Futbolculuk sonrası hedeflerini anlatan Gökhan İnler, “Futbolda kalmak istiyorum. Altyapı, hocalık ya da yönetimsel şeyler var. Kulüp yönetmeyi ben severim. Lisanslarıma ben başladım bile. Yurt dışında, İtalya’da. 8 sene oynadığında senin bir avantajın oluyor. Belki seneye yönetimsel bir şeylere başlayacağım ama tabi futbola devam etmek istiyorum” dedi.
İsviçre Milli Takımı’nı seçme nedeni hakkında gelen soruya Gökhan İnler şu cevabı verdi:
“Ben Türk olduğum için ben de bu formayı giymek isterdim. İsviçre’de 3 saatlik yolda maçlara gitmeye bakardım ama oynamadım. Bir gün ben de burada oynamak istiyorum derdim. Sonra Zürih’te kariyerim yükselince, biz de öne çıktık. Ben de istedim tabi Türkiye’yi ama Ümit Milli Takımı’na çağrıldım. Fazla da detaya girmeye gerek yok. Ben orada farklı hissettim, daha kaynaşmak isterdim. Hava soğuktu biraz, belki yeni olduğum için olabilir. Her neyse iniş çıkışlı oldu. Bir daha da çağrılmadım. Tabi herkes üzülür. Bazen Ümit Milli Takım’dan bazı oyuncuları çağırıyorlar ama çağırmadılar. Önemli maçlara çağrılmayınca İsviçre Milli Takımı’na davet edildim. Zürih’in efsanesi geldi antrenmana, onunla konuştuk. Çok iyi geçti, onunla görüşmem. Benim için derinde ‘İsviçre’yi seçersem, Türkiye bitiyor’ vardı. Türkiye’de bana kimse bakmadı ama ben çalıştım. Sonra yine aynısı oldu… İki kere oldu şimdi üçüncü kez yaşamayı istemedim. İsviçre bana yatırım yaptı, değer verdi. Ben de İsviçre Milli Takımı’nı seçtim. Avrupa Şampiyonası da benim için bir kariyer basamağıydı.”

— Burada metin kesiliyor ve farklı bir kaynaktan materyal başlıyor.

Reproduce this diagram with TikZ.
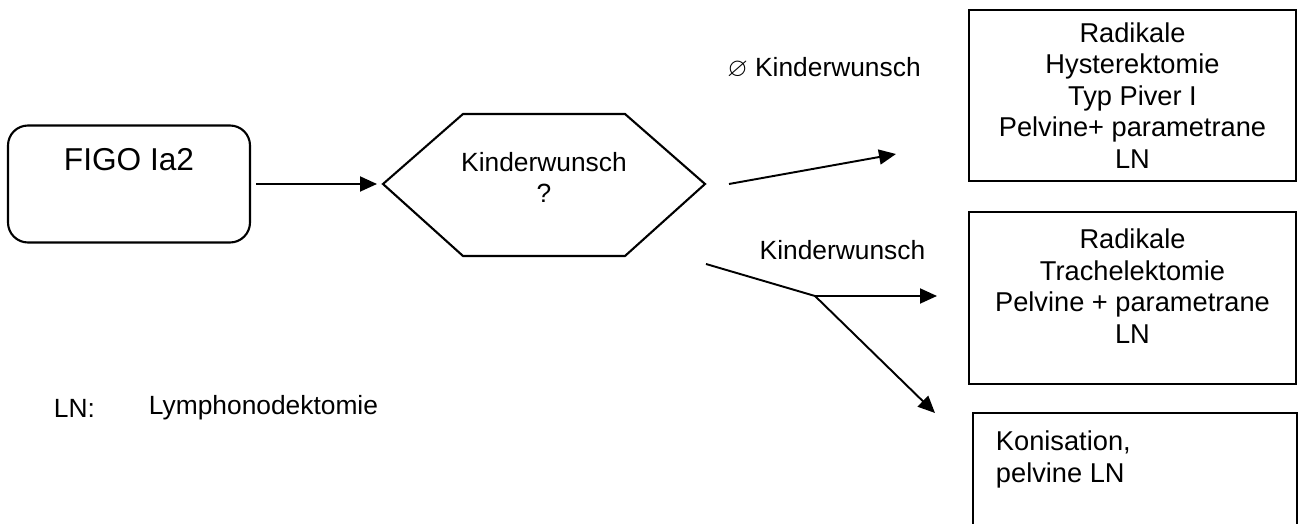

“Tolunay Kafkas’la ilgili düşüncelerin ne” sorusuna Gökhan İnler, “Benim sıkıntım yoktu Tolunay hocamızla. Başakşehir’deyken de geldi. Orada hoca Reha Kapsal’dı. Ne bileyim o gün ne düşündüklerini. O zaman kaçırdılar diyebiliriz. ‘Ben istiyorum’ dedim ama beni yeterli görmediler. Herkesin kendi bileceği şey. Değerlendirdim ve önüme baktım. Yurt dışında olan Türk oyunculara, ilgi göstermemiz lazım. Projeyi anlatacaksın bence. Sadece bir kere alıp, bir daha çağırmamak mı? Bence böyle olmaz. Türk Milli Takımı’nın en iyi scoutları olması lazım. Gidip ailelerle de konuşacaksın, projeyi, kariyer planlamasını anlatacaksın. Milli takım özel bir şey ama kalıcı olmak lazım. Ben neden İsviçre Milli Takımı’nda 89 maç oynadım ve kaptan oldum. Bir kere çağrıldın, milli takıma girdin sonra… Gitmen lazım, ilgilenmen lazım. Bence bu en önemlisi, kendisini evinde gibi hissedecek. Herkes Türk Milli Takım maçları izliyor” dedi.
“Süper Lig’in en özel futbolcusu kim şu anda” sorusuna Gökhan İnler, “Genelde kaleciler çok iyi, bazı kaleciler muazzam. Arda Güler’i herkes konuşuyor, inşallah o iyi bir kariyer yapar. İnşallah daha çok şansı olur. Gençlere daha çok şans vermemiz lazım. Gerçekten yetenekler var, şans verilmesi lazım diye düşünüyorum” cevabını verdi.